Lets look at some of the things a statement can be:

statement
  : ';'
  ...
  | expression ';'
  | declaration ';'
  ...
  | IF '(' expression ')' statement
  | IF '(' expression ')' statement ELSE statement

A lot of possible statements are omitted, but this is enough to understand what a statement is and even where the problem is. If you've already spotted the problem, give yourself a high five: you've either written a parser before or you've got an IQ that's higher than most Second Life users can count.

We can see that, among other things, a statement can be a semicolon all by itself. This prevents a syntax error if you accidentally type two semicolons after a normal statement, and gives you a big headache if you accidentally do something like this:

if (TRUE == FALSE); // notice the semicolon!
  do_something();

The semicolon takes the role of the statement to complete the if, which basically makes it do nothing. The do_something() will always be executed, because it's not really part of the if statement - the lonely semicolon stole its spot.
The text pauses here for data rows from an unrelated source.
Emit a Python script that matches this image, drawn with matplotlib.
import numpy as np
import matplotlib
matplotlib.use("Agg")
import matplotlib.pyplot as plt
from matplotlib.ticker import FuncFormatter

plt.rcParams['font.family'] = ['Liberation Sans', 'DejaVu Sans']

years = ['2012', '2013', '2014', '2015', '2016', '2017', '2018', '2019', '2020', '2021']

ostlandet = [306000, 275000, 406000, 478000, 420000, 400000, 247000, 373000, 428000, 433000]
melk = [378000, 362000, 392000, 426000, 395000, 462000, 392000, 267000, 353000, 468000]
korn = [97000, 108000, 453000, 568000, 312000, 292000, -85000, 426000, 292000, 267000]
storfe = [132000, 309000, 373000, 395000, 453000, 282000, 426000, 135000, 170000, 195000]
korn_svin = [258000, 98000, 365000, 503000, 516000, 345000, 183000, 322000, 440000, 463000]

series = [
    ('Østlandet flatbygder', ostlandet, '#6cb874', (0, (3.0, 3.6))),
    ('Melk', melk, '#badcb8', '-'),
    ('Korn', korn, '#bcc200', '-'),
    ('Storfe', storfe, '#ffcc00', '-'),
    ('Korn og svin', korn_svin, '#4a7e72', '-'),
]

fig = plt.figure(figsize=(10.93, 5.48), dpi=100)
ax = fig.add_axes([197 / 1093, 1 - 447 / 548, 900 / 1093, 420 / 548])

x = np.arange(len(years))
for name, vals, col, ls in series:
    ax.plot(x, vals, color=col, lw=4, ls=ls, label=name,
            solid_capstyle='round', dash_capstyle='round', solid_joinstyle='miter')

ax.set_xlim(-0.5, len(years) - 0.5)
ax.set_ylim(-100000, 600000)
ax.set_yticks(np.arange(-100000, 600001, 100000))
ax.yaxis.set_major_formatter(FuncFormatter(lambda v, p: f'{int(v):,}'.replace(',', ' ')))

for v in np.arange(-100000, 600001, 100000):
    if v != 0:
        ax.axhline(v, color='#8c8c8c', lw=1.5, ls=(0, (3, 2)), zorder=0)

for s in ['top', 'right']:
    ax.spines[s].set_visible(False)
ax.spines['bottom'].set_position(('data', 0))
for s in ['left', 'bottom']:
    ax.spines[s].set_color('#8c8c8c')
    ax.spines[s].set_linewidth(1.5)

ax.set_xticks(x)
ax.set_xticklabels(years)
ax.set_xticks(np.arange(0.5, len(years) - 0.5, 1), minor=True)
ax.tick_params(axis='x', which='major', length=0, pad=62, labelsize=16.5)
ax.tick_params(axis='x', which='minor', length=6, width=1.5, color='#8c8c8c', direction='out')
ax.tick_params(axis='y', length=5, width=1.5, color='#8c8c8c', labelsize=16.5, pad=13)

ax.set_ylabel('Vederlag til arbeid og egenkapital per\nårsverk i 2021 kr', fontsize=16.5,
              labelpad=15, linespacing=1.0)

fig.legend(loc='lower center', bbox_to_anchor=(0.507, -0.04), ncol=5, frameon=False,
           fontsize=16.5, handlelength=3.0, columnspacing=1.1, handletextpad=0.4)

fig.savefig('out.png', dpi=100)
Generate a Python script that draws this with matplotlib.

A statement can also be an expression, which is something that produces a value, like a = b (the value produced is b) or do_something(), followed by a semicolon. It can be a declaration, like integer a or string password = "secret". No surprises here.

Now we get to the problem: the if statement. Remember when we had a token that could contain itself, and called it recursion? The same thing is hiding here, even though it's not a 'group' kind of token! Notice that the IF can contain statement -- and it's on the right side, which makes it the bad kind of recursion.

if ( number == 1 )
  do_something();
else if ( number == 2 )
  do_something_else();
else if ( number == 3 )
  do_yet_another_thing();
else if ( number == 4 )
  do_nothing();

Suppose the parser just got to the end of the above code. Can you guess what the stack looks like?

IF '(' expression ')'
  statement
ELSE IF '(' expression ')'
  statement
ELSE IF '(' expression ')'
  statement
ELSE IF '(' expression ')'
  statement

That's 22 items on the stack already, and we still can't reduce anything! We have to keep pushing tokens onto the stack until we find something that's not a statement and not ELSE before any one of our IF statements are completed.

How To Fix It

If you've got a stack depth error in a big chain of if statements, you need to break the chain somewhere. Suppose we got the error on the line containing number == 3 above. We could solve it this way:

if ( number == 1 )
  do_something();
else if ( number == 2 )
  do_something_else();
else
  jump if001continue001; // nothing above matched, continue to more checks
jump if001break001;    // otherwise, skip past them

@if001continue001;
if ( number == 3 )
  do_yet_another_thing();
else
  jump if001continue002; // supposing we had to break it up again,
jump if001break002;    // we have to make new labels for every jump,
                       // because only the first jump to a label works
@if001continue002;
if ( number == 4 )
  do_nothing();

@if001break001; @if001break002;

(note: the example here used to be incorrect, fixed 2007-09-03)

If you're getting the error inside a list, you can just break it up into two lists and join them with a +. Since global variables can't be initialized to expressions, if the error is happening in a global variable declaration, you'll need to set the variable at the beginning of your script instead. Example:

list my_big_list; // initialized in init_my_big_list()
    
init_my_big_list() {
  my_big_list = [1,2,3,4,5] + [6,7,8,9,0];
}

default {
  state_entry() {
    init_my_big_list();
    crash_grid();
  }
}

Finally, if you're getting the error in normal-looking code without a big chain you can easily break, you can try to make the stack smaller in other ways. You can move the function or state containing the code above other functions or states, so they won't be on the stack when it's parsed. You can reduce the number of global variables and functions if the error is not in a state, or the number of states if it is. If all else fails, you may have to split your script into two.